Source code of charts
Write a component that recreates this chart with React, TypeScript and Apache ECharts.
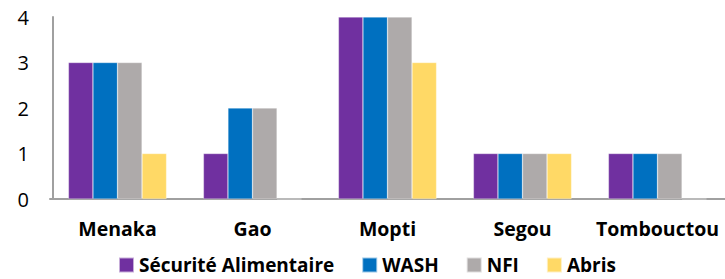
import React, { useEffect, useRef } from "react";
import * as echarts from "echarts";

const categories = ["Menaka", "Gao", "Mopti", "Segou", "Tombouctou"];
const securiteAlimentaire = [3, 1, 4, 1, 1];
const wash = [3, 2, 4, 1, 1];
const nfi = [3, 2, 4, 1, 1];
const abris = [1, 0, 3, 1, 0];
const seriesNames = ["Sécurité Alimentaire", "WASH", "NFI", "Abris"];
const colors = ["#7030A0", "#0070C0", "#AEAAAA", "#FFD966"];

export default function App() {
  const ref = useRef<HTMLDivElement>(null);
  useEffect(() => {
    if (!ref.current) return;
    const chart = echarts.init(ref.current, undefined, { renderer: "svg" });
    const data = [securiteAlimentaire, wash, nfi, abris];
    chart.setOption({
      animation: false,
      textStyle: { fontFamily: "Open Sans" },
      grid: { left: 50, right: -1, top: 17, bottom: 80, containLabel: false },
      legend: {
        top: 255,
        left: 118,
        padding: 0,
        itemWidth: 15,
        itemHeight: 15,
        itemGap: 27,
        icon: "rect",
        textStyle: {
          fontFamily: "Open Sans",
          fontWeight: "bold",
          fontSize: 19,
          lineHeight: 20,
          color: "#000",
        },
        data: seriesNames,
      },
      xAxis: {
        type: "category",
        data: categories,
        axisLine: { show: true, lineStyle: { color: "#A0A0A0", width: 2 } },
        axisTick: { show: false },
        axisLabel: {
          interval: 0,
          fontFamily: "Open Sans",
          fontWeight: "bold",
          fontSize: 19.5,
          color: "#000",
          margin: 19,
        },
      },
      yAxis: {
        type: "value",
        min: 0,
        max: 4,
        interval: 1,
        offset: -3,
        axisLine: { show: true, lineStyle: { color: "#A0A0A0", width: 2 } },
        axisTick: { show: false },
        splitLine: { show: false },
        axisLabel: { fontFamily: "Open Sans", fontSize: 20, color: "#000", margin: 24 },
      },
      series: seriesNames.map((name, i) => ({
        name,
        type: "bar",
        data: data[i],
        barGap: "0%",
        barCategoryGap: "27.3%",
        itemStyle: { color: colors[i], borderColor: "rgba(255,255,255,0.6)", borderWidth: 0.5 },
      })),
    });
    return () => chart.dispose();
  }, []);
  return (
    <div
      ref={ref}
      style={{ position: "fixed", left: 0, top: 0, width: 725, height: 279, background: "#fff" }}
    />
  );
}
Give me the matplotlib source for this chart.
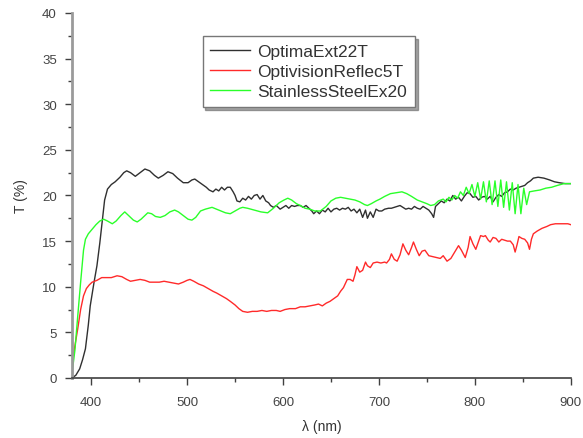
import numpy as np
import matplotlib
matplotlib.use("Agg")
import matplotlib.pyplot as plt
from matplotlib.ticker import MultipleLocator

plt.rcParams['font.family'] = ['Liberation Sans', 'DejaVu Sans']

# OptimaExt22T
wl_black = [380, 384, 388, 391, 394, 397, 399, 403, 406, 409, 411, 414, 417, 421, 425, 430, 434, 437, 441, 446,
            451, 456, 461, 466, 470, 475, 480, 485, 490, 496, 501, 505, 508, 512, 516, 520, 523, 527, 530, 533,
            536, 539, 542, 545, 548, 550, 552, 555, 558, 561, 564, 567, 570, 573, 576, 579, 582, 585, 587, 590,
            593, 597, 600, 603, 606, 609, 612, 615, 618, 621, 624, 627, 630, 632, 635, 638, 641, 644, 647, 650,
            653, 656, 659, 662, 665, 668, 671, 674, 677, 680, 683, 686, 688, 691, 694, 697, 700, 703, 706, 710,
            713, 716, 719, 722, 725, 728, 731, 734, 737, 740, 743, 746, 749, 752, 755, 757, 759, 762, 765, 768,
            771, 774, 777, 780, 783, 786, 789, 792, 795, 798, 801, 804, 807, 810, 813, 816, 819, 822, 825, 828,
            831, 834, 837, 840, 843, 846, 849, 852, 855, 858, 861, 866, 872, 878, 883, 888, 894, 900]
t_black = [0.0, 0.3, 1.0, 2.0, 3.2, 5.8, 7.9, 10.5, 12.3, 14.8, 16.7, 19.5, 20.7, 21.2, 21.5, 22.0, 22.5, 22.7, 22.5, 22.1,
           22.5, 22.9, 22.7, 22.2, 21.9, 22.2, 22.6, 22.4, 21.9, 21.4, 21.4, 21.7, 21.8, 21.5, 21.2, 20.9, 20.6, 20.4, 20.7, 20.5,
           20.9, 20.6, 20.9, 20.9, 20.4, 20.0, 19.4, 19.3, 19.7, 19.5, 19.9, 19.6, 20.0, 20.1, 19.6, 20.0, 19.4, 19.2, 18.9, 18.7,
           18.9, 18.5, 18.7, 18.9, 18.6, 18.9, 18.8, 18.9, 18.9, 18.7, 18.9, 18.6, 18.3, 18.0, 18.3, 18.0, 18.4, 18.2, 18.6, 18.2,
           18.5, 18.6, 18.4, 18.6, 18.5, 18.7, 18.3, 18.5, 18.1, 18.5, 17.6, 18.4, 17.5, 18.2, 17.6, 18.5, 18.3, 18.3, 18.5, 18.6,
           18.6, 18.7, 18.8, 18.9, 18.7, 18.5, 18.6, 18.5, 18.8, 18.6, 18.5, 18.8, 18.6, 18.4, 18.0, 17.6, 18.8, 19.1, 19.4, 19.2,
           19.6, 19.4, 20.0, 19.6, 19.8, 19.4, 19.9, 20.3, 20.2, 19.8, 19.9, 19.5, 19.8, 19.9, 19.6, 19.9, 19.3, 19.8, 20.1, 19.9,
           20.3, 20.4, 20.7, 20.6, 20.8, 20.9, 21.0, 21.1, 21.4, 21.6, 21.9, 22.0, 21.9, 21.7, 21.5, 21.4, 21.3, 21.3]

# OptivisionReflec5T
wl_red = [380, 383, 386, 389, 392, 395, 398, 401, 406, 411, 416, 421, 427, 432, 437, 441, 446, 451, 456, 461,
          466, 471, 476, 481, 486, 491, 496, 500, 503, 507, 512, 517, 522, 527, 531, 536, 541, 545, 550, 554,
          558, 563, 568, 573, 578, 583, 588, 593, 597, 602, 607, 613, 618, 623, 628, 633, 637, 641, 645, 649,
          653, 657, 660, 663, 667, 670, 673, 675, 677, 680, 683, 686, 688, 691, 694, 698, 702, 706, 708, 711,
          713, 716, 719, 722, 725, 728, 731, 734, 736, 739, 742, 745, 748, 752, 756, 760, 764, 767, 771, 775,
          779, 783, 786, 790, 793, 795, 798, 801, 804, 806, 809, 811, 814, 816, 819, 822, 825, 828, 831, 834,
          837, 840, 842, 844, 846, 849, 852, 855, 857, 859, 861, 865, 870, 875, 879, 884, 889, 893, 897, 900]
t_red = [1.5, 3.5, 5.4, 7.5, 9.0, 9.8, 10.2, 10.5, 10.7, 11.0, 11.0, 11.0, 11.2, 11.1, 10.8, 10.6, 10.7, 10.8, 10.7, 10.5,
         10.5, 10.5, 10.6, 10.5, 10.4, 10.3, 10.5, 10.7, 10.8, 10.6, 10.3, 10.1, 9.8, 9.5, 9.3, 9.0, 8.7, 8.4, 8.0, 7.6,
         7.3, 7.2, 7.3, 7.3, 7.4, 7.3, 7.4, 7.4, 7.3, 7.5, 7.6, 7.6, 7.8, 7.8, 7.9, 8.0, 8.1, 7.9, 8.2, 8.4,
         8.7, 9.0, 9.5, 9.9, 10.8, 10.8, 10.6, 11.3, 12.2, 11.6, 11.8, 12.7, 12.3, 12.1, 12.6, 12.7, 12.6, 12.7, 12.6, 13.0,
         13.6, 13.0, 12.8, 13.5, 14.7, 14.0, 13.5, 14.3, 14.9, 14.1, 13.4, 13.9, 14.0, 13.4, 13.3, 13.2, 13.1, 13.4, 12.8, 13.1,
         13.8, 14.5, 14.0, 13.2, 14.3, 15.5, 14.7, 14.1, 15.0, 15.6, 15.5, 15.6, 15.1, 14.9, 15.4, 15.3, 14.9, 15.2, 15.1, 15.0,
         15.0, 14.6, 13.8, 14.6, 15.5, 15.3, 15.2, 14.8, 14.1, 15.2, 15.8, 16.1, 16.4, 16.6, 16.8, 16.9, 16.9, 16.9, 16.9, 16.8]

# StainlessSteelEx20
wl_green = [380, 383, 386, 389, 392, 394, 397, 401, 405, 409, 413, 417, 422, 426, 431, 435, 439, 444, 448, 452,
            456, 459, 463, 467, 472, 477, 482, 487, 491, 496, 501, 505, 509, 514, 519, 526, 533, 540, 545, 550,
            555, 558, 563, 570, 577, 584, 590, 596, 601, 605, 609, 614, 618, 623, 628, 633, 639, 645, 650, 655,
            660, 665, 670, 675, 680, 685, 688, 692, 697, 701, 706, 712, 718, 724, 729, 734, 740, 745, 750, 754,
            758, 762, 767, 770, 773, 776, 779, 782, 785, 788, 791, 794, 797, 800, 803, 806, 809, 812, 815, 818,
            821, 824, 827, 830, 833, 836, 839, 842, 845, 848, 851, 854, 857, 862, 868, 874, 880, 886, 893, 900]
t_green = [0.5, 3.0, 6.8, 10.5, 14.0, 15.2, 15.8, 16.3, 16.8, 17.2, 17.4, 17.2, 16.9, 17.2, 17.8, 18.2, 17.8, 17.3, 17.1, 17.4,
           17.8, 18.1, 18.0, 17.7, 17.6, 17.8, 18.2, 18.4, 18.2, 17.8, 17.4, 17.3, 17.6, 18.3, 18.5, 18.7, 18.4, 18.1, 18.0, 18.3,
           18.6, 18.7, 18.6, 18.4, 18.2, 18.1, 18.6, 19.2, 19.5, 19.7, 19.5, 19.1, 18.9, 18.6, 18.5, 18.3, 18.3, 18.8, 19.4, 19.7,
           19.8, 19.7, 19.6, 19.5, 19.3, 19.0, 18.9, 19.1, 19.4, 19.6, 19.9, 20.2, 20.3, 20.4, 20.2, 19.9, 19.5, 19.3, 19.1, 18.9,
           19.0, 19.4, 19.6, 19.3, 19.8, 19.5, 20.0, 19.7, 20.4, 20.0, 20.9, 20.2, 21.2, 19.9, 21.4, 19.6, 21.5, 19.3, 21.6, 19.0,
           21.6, 18.8, 21.7, 18.7, 21.5, 18.4, 21.4, 18.0, 21.2, 18.0, 20.8, 19.0, 20.4, 20.5, 20.6, 20.8, 20.9, 21.1, 21.3, 21.3]

fig = plt.figure(figsize=(5.83, 4.39), dpi=100)
ax = fig.add_axes([0.1235, 0.1367, 0.8555, 0.8315])

ax.plot(wl_black, t_black, color='#303030', lw=1.0, label='OptimaExt22T')
ax.plot(wl_red, t_red, color='#ff2a2a', lw=1.0, label='OptivisionReflec5T')
ax.plot(wl_green, t_green, color='#2aff2a', lw=1.0, label='StainlessSteelEx20')

ax.set_xlim(380, 900)
ax.set_ylim(0, 40)
ax.xaxis.set_major_locator(MultipleLocator(100))
ax.xaxis.set_minor_locator(MultipleLocator(50))
ax.yaxis.set_major_locator(MultipleLocator(5))
ax.yaxis.set_minor_locator(MultipleLocator(2.5))

ax.spines['top'].set_visible(False)
ax.spines['right'].set_visible(False)
ax.spines['left'].set_color('#9a9a9a')
ax.spines['left'].set_linewidth(2.0)
ax.spines['bottom'].set_color('#404040')
ax.spines['bottom'].set_linewidth(1.2)

ax.tick_params(which='major', direction='out', length=5, width=1, colors='#404040',
               labelsize=9.5, labelcolor='#444444')
ax.tick_params(which='minor', direction='out', length=3, width=1, colors='#404040')
ax.tick_params(axis='x', pad=8)
ax.tick_params(axis='y', pad=6)

ax.set_xlabel('λ (nm)', fontsize=10, color='#333333', labelpad=8)
ax.set_ylabel('T (%)', fontsize=10, color='#333333', labelpad=10)

leg = ax.legend(loc='upper left', bbox_to_anchor=(0.262, 0.937), fontsize=12.5,
                frameon=True, fancybox=False, shadow=True, borderaxespad=0,
                handlelength=2.3, handletextpad=0.4, borderpad=0.45, labelspacing=0.28)
leg.get_frame().set_edgecolor('#777777')
leg.get_frame().set_linewidth(1.0)
for t in leg.get_texts():
    t.set_color('#333333')

fig.savefig('out.png', dpi=100)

● Task goal:
Copy nothing but the lines above from the one with "Give me the matplotlib source for this chart." to the one with "plt.rcParams['font.family'] = ['Liberation", inclusive, word for word. Leave every picture out.

● Exercise result:
Give me the matplotlib source for this chart.
import numpy as np
import matplotlib
matplotlib.use("Agg")
import matplotlib.pyplot as plt
from matplotlib.ticker import MultipleLocator

plt.rcParams['font.family'] = ['Liberation Sans', 'DejaVu Sans']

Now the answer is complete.